Aspiring lawyers interested in qualifying in Cyprus, as well as in another country of the European Union (EU) can use Directive 77/249/EEC. This Directive facilitates lawyers to exercise their freedom to provide services and allows them to use their qualification to practice law in other EU countries. Those aiming high may wish to look into qualifying as a barrister in the UK, a qualification that would put them in a more elite group of lawyers.
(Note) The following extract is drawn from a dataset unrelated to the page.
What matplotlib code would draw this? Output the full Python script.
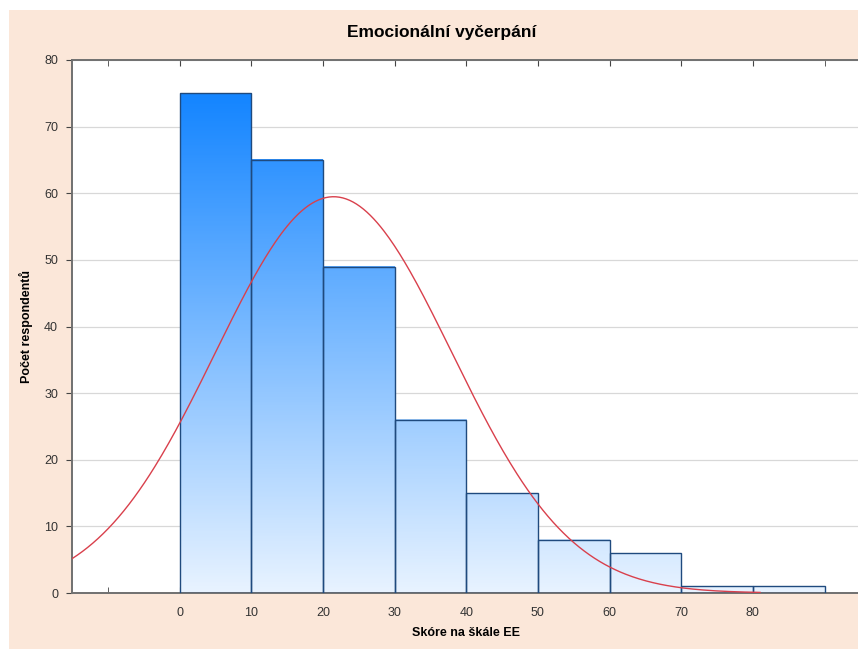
import numpy as np
import matplotlib
matplotlib.use("Agg")
import matplotlib.pyplot as plt
from matplotlib.colors import LinearSegmentedColormap
from matplotlib.patches import Rectangle

# histogram bins (score on EE scale) and counts
bin_edges = [0, 10, 20, 30, 40, 50, 60, 70, 80, 90]
counts = [75, 65, 49, 26, 15, 8, 6, 1, 1]

# fitted normal curve parameters
fit_mean = 21.5
fit_sd = 16.5
n_total = sum(counts)
bin_width = 10

x_ticks = [0, 10, 20, 30, 40, 50, 60, 70, 80]
y_ticks = [0, 10, 20, 30, 40, 50, 60, 70, 80]

plt.rcParams["font.family"] = ["Liberation Sans", "DejaVu Sans"]

fig = plt.figure(figsize=(8.58, 6.49), dpi=100, facecolor="white")
fig.patches.append(Rectangle((9 / 858, 0), 1, 639 / 649, transform=fig.transFigure,
                             facecolor="#fbe7d9", edgecolor="none", zorder=-10))
ax = fig.add_axes([72 / 858, 56 / 649, 787 / 858, 533 / 649])
ax.set_facecolor("white")

cmap = LinearSegmentedColormap.from_list("bars", ["#e8f3ff", "#1485ff"])

for i, c in enumerate(counts):
    x0, x1 = bin_edges[i], bin_edges[i + 1]
    grad = np.linspace(0, c, 200)[:, None]
    ax.imshow(grad, extent=(x0, x1, 0, c), origin="lower", cmap=cmap,
              vmin=0, vmax=75, aspect="auto", zorder=2)
    ax.add_patch(Rectangle((x0, 0), x1 - x0, c, facecolor="none",
                           edgecolor="#1f4a7e", linewidth=1.0, zorder=3))

xs = np.linspace(-15, 81, 400)
ys = n_total * bin_width / (fit_sd * np.sqrt(2 * np.pi)) * np.exp(-(xs - fit_mean) ** 2 / (2 * fit_sd ** 2))
ax.plot(xs, ys, color="#d9404c", linewidth=1.0, zorder=4)

ax.set_xlim(-15, 94.8)
ax.set_ylim(0, 80)
ax.set_yticks(y_ticks)
ax.set_xticks(x_ticks)
ax.set_xticks([-10, 90], minor=True)
ax.tick_params(axis="x", which="both", direction="in", length=4, color="#444444",
               labelsize=9, labelcolor="#333333", pad=10, top=True)
ax.tick_params(axis="y", direction="out", length=4, color="#444444",
               labelsize=9, labelcolor="#333333", pad=6, right=True)
ax.yaxis.grid(True, color="#d8d8d8", linewidth=0.9, zorder=0)
ax.set_axisbelow(True)
for side in ["left", "bottom", "top"]:
    ax.spines[side].set_color("#707070")
    ax.spines[side].set_linewidth(1.4)
ax.spines["right"].set_visible(False)

fig.text(442 / 858, 1 - 33 / 649, "Emocionální vyčerpání", fontsize=12.5,
         fontweight="bold", ha="center", va="center")
ax.set_xlabel("Skóre na škále EE", fontsize=9, fontweight="bold", labelpad=6)
ax.set_ylabel("Počet respondentů", fontsize=9, fontweight="bold", labelpad=8)

fig.savefig("out.png", dpi=100, facecolor=fig.get_facecolor())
Cyprus may not be a starting or ending point for those wishing to expand their practice abroad, but it surely may be a ticket to travel to different countries and jurisdictions. Globalization is a characteristic of the world global order and Cyprus is slowly but efficiently experiencing its effect. Therefore, the Cypriot Bar qualification may be a ‘stepping stone for something bigger’, as stated by Ms Constantinidou. The training for the Cyprus Bar is 12 months in total, or 6 months consecutively followed at a later stage by another 6 months. One consideration for trainee lawyers is whether they should do their practice at a private law firm or within the Government at the Attorney General’s Office. After completing their practice, trainee lawyers must pass 10 modules; a minimum of 7 must be passed and 3 can be failed and then re-examined. So, for instance, if only 6 modules are passed, all of the modules have to be re-taken. The exams are in either Greek or Turkish in accordance with the Constitution of Cyprus. Once the exams are passed, the candidate becomes a qualified lawyer. However, Ms Constantinidou mentioned that one can be a qualified lawyer, yet not have a job. And that is when the real struggle begins since Cyprus is going through a phase right now where the jobs are not readily available.
Therefore, one can obtain his or her qualification in Cyprus and work here, or use that qualification as a stepping stone to move to another EU country. In Ms Constantinidou’s opinion, the greatest fear of most trainees is that they might fail. Yet, all we need is to be confident about the area we want to practice in. Passion, moreover, is essential to a legal profession.
Some additional advice that Ms Constantinidou gave at the end, was that extra-curricular activities are important. They give potential employers a better sense who the trainee lawyer is and send the message that he or she is passionate about law and interested in his or her chosen career path.
We are very grateful for this opportunity of meeting (luckily again for someone of us) Ms Diana Constantinidou and being given the opportunity to learn from her insights and ask her questions!